A Tribe Called Red: The Electronic Frontier


The record industry itself may be resistant to change, but that doesn’t mean the artists themselves are. In fact, one subset of music-makers that is constantly breaking new ground are those in the electronic music field. Whether it be ambient, analog, digital, dubstep, reaggaton, drum and bass or EDM, the electronic music is vastly expanding creatively, artistically and listener-wise. One such group among this list is the “powwow-step” stylings of A Tribe Called Red. But what is this stepping of the powwow?

Traditionally, in Native American culture (of which I know very little), a powwow is a formal gathering, complete with singing and dancing, food and fancy headdresses. It is often a mixture of both native and non-folk. In fact, the word powwow – which comes  from Narragansett, an Algonquin tribe from Rhode Island – means “spiritual leader”. And there is something divinely spiritual about the music of A Tribe Called Red and their sophmore effort “Nation II Nation”.

By combining the traditional chanting, hollering, stomping, drumming and other sounds of their culture, with hip hop beats, dance music and electronics, A Tribe Called Red awakens the white man to a whole new realm of artistry; one where music, spirituality, culture, history and invention collide.

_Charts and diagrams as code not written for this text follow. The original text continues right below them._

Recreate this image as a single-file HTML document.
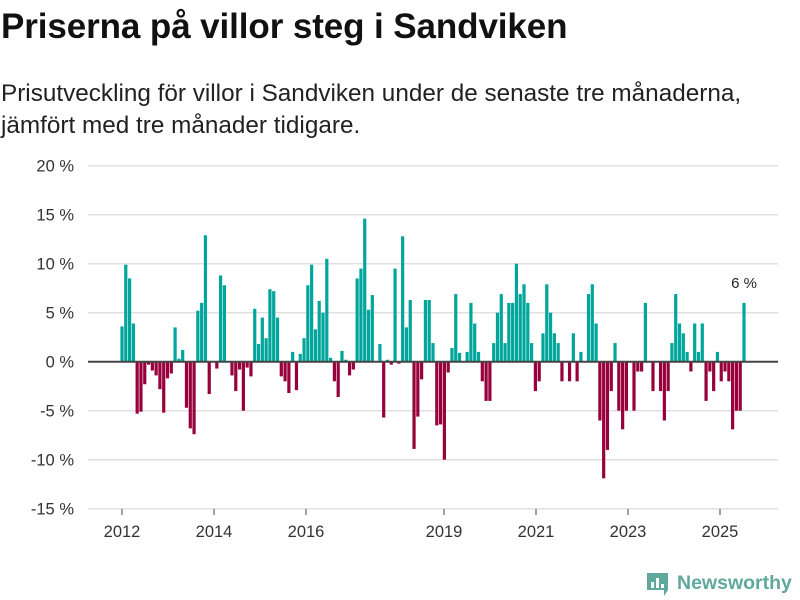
<!DOCTYPE html>
<html><head><meta charset="utf-8"><style>
body{margin:0;width:800px;height:600px;background:#fff;font-family:"Liberation Sans","DejaVu Sans",sans-serif;overflow:hidden;position:relative}
h1{position:absolute;left:1px;top:7px;margin:0;font-size:35px;font-weight:bold;color:#111;letter-spacing:-0.1px}
.sub{position:absolute;left:1px;top:78px;font-size:24.3px;line-height:32px;color:#222;width:799px;white-space:nowrap}
svg{position:absolute;left:0;top:0}
</style></head><body>
<h1>Priserna på villor steg i Sandviken</h1>
<div class="sub">Prisutveckling för villor i Sandviken under de senaste tre månaderna,<br>jämfört med tre månader tidigare.</div>
<svg id="chart" width="800" height="600"></svg>
<script>
const yTicks=[20,15,10,5,0,-5,-10,-15];
const xTickLabels=["2012","2014","2016","2019","2021","2023","2025"];
const xTickYears=[2012,2014,2016,2019,2021,2023,2025];
const startYear=2012;
const values=[3.6,9.9,8.5,3.9,-5.3,-5.1,-2.3,-0.3,-0.9,-1.4,-2.8,-5.2,-1.7,-1.2,3.5,0.3,1.2,-4.7,-6.8,-7.4,5.2,6.0,12.9,-3.3,0,-0.7,8.8,7.8,0,-1.4,-3.0,-0.8,-5.0,
-0.6,-1.5,5.4,1.8,4.5,2.4,7.4,7.2,4.5,-1.5,-2.0,-3.2,1.0,-2.9,0.8,2.4,7.8,9.9,3.3,6.2,5.0,10.5,0.4,-2.0,-3.6,1.1,0.2,-1.4,-0.8,8.5,9.5,14.6,5.3,
6.8,0,1.8,-5.7,0.2,-0.3,9.5,-0.2,12.8,3.5,6.3,-8.9,-5.6,-1.8,6.3,6.3,1.9,-6.5,-6.4,-10.0,-1.1,1.4,6.9,0.9,0,1.0,6.0,3.9,1.0,-2.0,-4.0,-4.0,1.9,
5.0,6.9,1.9,6.0,6.0,10.0,6.9,7.9,6.0,1.9,-3.0,-2.0,2.9,7.9,5.0,2.9,1.9,-2.0,0,-2.0,2.9,-2.0,1.0,0,6.9,7.9,3.9,-6.0,-11.9,-9.0,-3.0,1.9,-5.0,
-6.9,-5.0,0,-5.0,-1.0,-1.0,6.0,0,-3.0,0,-3.0,-6.0,-3.0,1.9,6.9,3.9,2.9,1.0,-1.0,3.9,1.0,3.9,-4.0,-1.0,-3.0,1.0,-2.0,-1.0,-2.0,-6.9,-5.0,-5.0,6.0];
const lastLabel="6 %";
const NS="http://www.w3.org/2000/svg";
const svg=document.getElementById('chart');
const y=v=>361.7-v*9.8;
const xIdx=i=>122+i*(622/(values.length-1));
const xYear=yr=>122+(yr-startYear)*46;
function mk(t,a){const e=document.createElementNS(NS,t);for(const k in a)e.setAttribute(k,a[k]);svg.appendChild(e);return e;}
yTicks.forEach(t=>{
  const g=mk('line',{x1:88,x2:778,y1:y(t),y2:y(t),stroke:'#e0e0e0','stroke-width':1.5});
  
  
  const l=mk('text',{x:74,y:y(t)+6,'text-anchor':'end','font-size':16.5,fill:'#333'});
  l.textContent=t+' %';
  
  
});
values.forEach((v,i)=>{
  const r=mk('rect',{x:xIdx(i)-1.6,width:3.2,y:v>=0?y(v):y(0),height:Math.abs(y(v)-y(0)),fill:v>=0?'#00a59b':'#98003c'});
  
  
});
const z=mk('line',{x1:88,x2:778,y1:y(0),y2:y(0),stroke:'#444','stroke-width':2});


xTickYears.forEach((yr,i)=>{
  const x=xYear(yr);
  const t=mk('line',{x1:x,x2:x,y1:509,y2:515,stroke:'#444','stroke-width':1});
  
  
  const l=mk('text',{x:x,y:537,'text-anchor':'middle','font-size':16.5,fill:'#333'});
  l.textContent=xTickLabels[i];
  
  
});
const li=values.length-1;
const lab=mk('text',{x:xIdx(li),y:y(values[li])-15,'text-anchor':'middle','font-size':15,fill:'#222'});
lab.textContent=lastLabel;


</script>
<div style="position:absolute;left:646px;top:569px;display:flex;align-items:center">
<svg width="23" height="28" style="position:static"><path d="M1 4h21v17l-4 6v-6H1z" fill="#5fa89c"/><rect x="5" y="13" width="3" height="6" fill="#fff"/><rect x="10" y="9" width="3" height="10" fill="#fff"/><rect x="15" y="15" width="3" height="4" fill="#fff"/></svg>
<span style="margin-left:8px;font-size:19.5px;font-weight:bold;color:#5fa89c">Newsworthy</span></div>
</body></html>
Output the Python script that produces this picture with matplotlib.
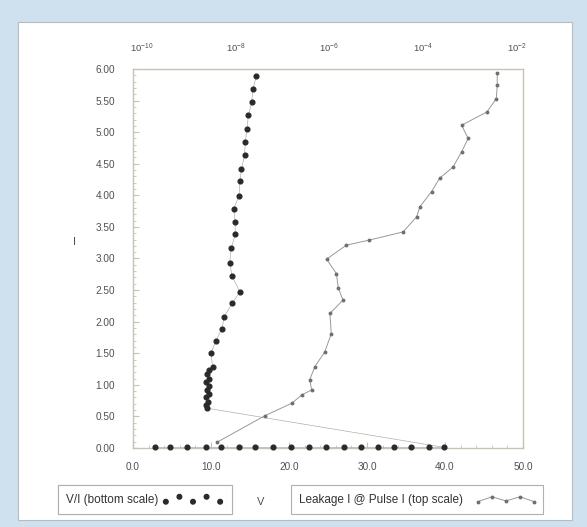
import matplotlib
matplotlib.use("Agg")
import matplotlib.pyplot as plt
import numpy as np
from matplotlib.lines import Line2D
from matplotlib.patches import Rectangle
from matplotlib.ticker import MultipleLocator, FixedLocator, FormatStrFormatter

plt.rcParams['font.family'] = ['Liberation Sans', 'DejaVu Sans']

# V/I series (bottom scale): voltage V vs pulse current I
vi_v = [2.8, 4.8, 6.9, 9.3, 11.3, 13.6, 15.6, 17.9, 20.3, 22.6, 24.7, 27.0,
        29.2, 31.4, 33.5, 35.6, 38.0, 39.9,
        9.5, 9.3, 9.6, 9.4, 9.7, 9.5, 9.8, 9.4, 9.7, 9.5, 9.8,
        10.2, 10.0, 10.6, 11.4, 11.7, 12.7, 13.7, 12.7, 12.4, 12.6, 13.1,
        13.1, 12.9, 13.6, 13.7, 13.9, 14.3, 14.4, 14.6, 14.8, 15.2, 15.4, 15.8]
vi_i = [0.01] * 18 + [
        0.63, 0.68, 0.73, 0.80, 0.86, 0.92, 0.98, 1.04, 1.10, 1.17, 1.23,
        1.29, 1.50, 1.69, 1.89, 2.08, 2.29, 2.47, 2.72, 2.93, 3.16, 3.38,
        3.58, 3.79, 3.99, 4.22, 4.41, 4.64, 4.85, 5.05, 5.27, 5.47, 5.69, 5.89]

# leakage current (top scale, log10 of A) vs pulse current I
leak_log = [-8.40, -7.38, -6.80, -6.59, -6.38, -6.42, -6.31, -6.10, -5.96,
            -5.99, -5.71, -5.81, -5.85, -6.06, -5.64, -5.16, -4.43, -4.14,
            -4.07, -3.82, -3.65, -3.36, -3.18, -3.04, -3.18, -2.64, -2.44,
            -2.42, -2.42]
leak_i = [0.09, 0.51, 0.71, 0.84, 0.92, 1.08, 1.29, 1.52, 1.81, 2.13, 2.34,
          2.53, 2.76, 2.99, 3.21, 3.29, 3.42, 3.66, 3.82, 4.06, 4.27, 4.45,
          4.69, 4.90, 5.11, 5.32, 5.53, 5.74, 5.93]
leak_a = [10.0 ** v for v in leak_log]

top_ticks = [1e-10, 1e-8, 1e-6, 1e-4, 1e-2]

spine_c = '#c8c2b4'
text_c = '#505050'

fig = plt.figure(figsize=(5.87, 5.27), dpi=100, facecolor='#cfe0ee')
fig.patches.append(Rectangle((0.031, 0.013), 0.944, 0.945, transform=fig.transFigure,
                             facecolor='white', edgecolor='#b8bcc0', lw=0.8, zorder=-5))

ax = fig.add_axes([0.2266, 0.1499, 0.6644, 0.7192])
ax.plot(vi_v, vi_i, color='#b0b0a8', lw=0.5, marker='o', ms=3.4,
        mfc='#2a2a2a', mec='#2a2a2a', clip_on=False, zorder=3)
ax.set_xlim(0, 50)
ax.set_ylim(0, 6)
ax.xaxis.set_major_locator(MultipleLocator(10))
ax.xaxis.set_minor_locator(MultipleLocator(2))
ax.yaxis.set_major_locator(MultipleLocator(0.5))
ax.yaxis.set_minor_locator(MultipleLocator(0.1))
ax.xaxis.set_major_formatter(FormatStrFormatter('%.1f'))
ax.yaxis.set_major_formatter(FormatStrFormatter('%.2f'))
ax.tick_params(axis='both', which='both', colors=spine_c, labelcolor=text_c,
               labelsize=7.2, direction='in')
ax.tick_params(axis='both', which='major', length=4)
ax.tick_params(axis='both', which='minor', length=2)
ax.tick_params(axis='x', pad=10)
ax.tick_params(axis='y', pad=13)
for s in ax.spines.values():
    s.set_color(spine_c)
    s.set_linewidth(1.0)
ax.set_xlabel('V', fontsize=8, color=text_c)
ax.xaxis.set_label_coords(0.326, -0.129)
ax.set_ylabel('I', fontsize=8, color=text_c, rotation=0, va='center')
ax.yaxis.set_label_coords(-0.149, 0.544)

ax2 = ax.twiny()
ax2.set_xscale('log')
ax2.set_xlim(10 ** -10.19, 10 ** -1.87)
ax2.plot(leak_a, leak_i, color='#9a9a94', lw=0.7, marker='o', ms=1.8,
         mfc='#707070', mec='#707070', zorder=2)
ax2.xaxis.set_major_locator(FixedLocator(top_ticks))
ax2.xaxis.set_minor_locator(FixedLocator([]))
ax2.tick_params(axis='x', colors=spine_c, labelcolor=text_c, labelsize=6.8,
                length=0, pad=10)
for s in ax2.spines.values():
    s.set_visible(False)


class ZigZag:
    def legend_artist(self, legend, orig_handle, fontsize, handlebox):
        x0, y0 = handlebox.xdescent, handlebox.ydescent
        w, h = handlebox.width, handlebox.height
        xs = x0 + w * np.linspace(0, 1, 5)
        ys = y0 + h * np.array([0.1, 0.7, 0.2, 0.7, 0.1])
        line = Line2D(xs, ys, color='#9a9a94', lw=0.7, marker='o', ms=1.8,
                      mfc='#707070', mec='#707070',
                      transform=handlebox.get_transform())
        handlebox.add_artist(line)
        return line


h1 = ax.scatter([], [], s=11, color='#2a2a2a')
leg1 = fig.legend([h1], ['V/I (bottom scale)'], loc='lower left',
                  bbox_to_anchor=(0.099, 0.025), markerfirst=False,
                  scatterpoints=5, scatteryoffsets=[0.1, 0.7, 0.1, 0.7, 0.1],
                  handlelength=5.2, fontsize=8.5, fancybox=False,
                  edgecolor='#b0b0b0', framealpha=1, borderpad=0.7,
                  handletextpad=0.3, borderaxespad=0)
leg1.get_frame().set_linewidth(0.8)
for t in leg1.get_texts():
    t.set_color('#333333')
fig.add_artist(leg1)

h2 = Line2D([], [], color='#8a8a8a')
leg2 = fig.legend([h2], ['Leakage I @ Pulse I (top scale)'], loc='lower left',
                  bbox_to_anchor=(0.496, 0.025), markerfirst=False,
                  handler_map={Line2D: ZigZag()}, handlelength=4.8,
                  fontsize=8.5, fancybox=False, edgecolor='#b0b0b0',
                  framealpha=1, borderpad=0.7, handletextpad=1.2,
                  borderaxespad=0)
leg2.get_frame().set_linewidth(0.8)
for t in leg2.get_texts():
    t.set_color('#333333')

fig.savefig('out.png', dpi=100, facecolor=fig.get_facecolor())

Like much of electronic music, it is largely instrumental, although chanting and calling can be heard throughout the record. At times it sounds as if their voices are sped up two or three times faster, others not so much. But what is interesting about Nation II Nation is its simplicity. It does not use autotune (thank Zaphod? – who is the Native God they “pray” to?), many songs contain minimal effects and layering, and yet it is something completely original and unique (at least to this native music layman)

It is also quite the collaborative effort. With the exception of the last track “Sweet Milk Pop”, every song features a fellow native artist or group. Some of the co-conspirators are the Chippewa Travellers, Black Bear, Northern Voice and Eastern Eagle. Each of them bring their own original content and voice. The music world has taken notice as well. A Tribe Called Red’s self-titled debut album was longlisted for the 2012 Polaris Music Prize, and ‘Nation II Nation’ recently made the top-ten shortlist for the 2013 edition. Clearly, these guys (yes they are all male – DJ NJD aka Ian Campeau, DJ Shub aka Dan General, and Bear Witness) are earning high praise and respect from their peers across all cultures.

It serves as an interesting parallel to what is happening with native youth today. While many are beset by homelessness, drug addiction and teen pregnancy, and many reserves are embroiled in political battles with Ottawa (which, coincidentally is where ATCR hails from), many urban first nations are doing quite well for themselves. While many native youth had decided to assimilate into white culture (in fact, ACTR is said to be for those natives in the dance club scene) the white man of my generation seems to have rekindled an interest in native culture and history. Perhaps its because we live side-by-side with each other now, and youth especially, seem to have put our differences aside and want to keep the piece. Let’s hope A Tribe Called Red continues the merging of two cultures and brings us all a little closer together.

Nation II Nation was self-released on May 6, 2013.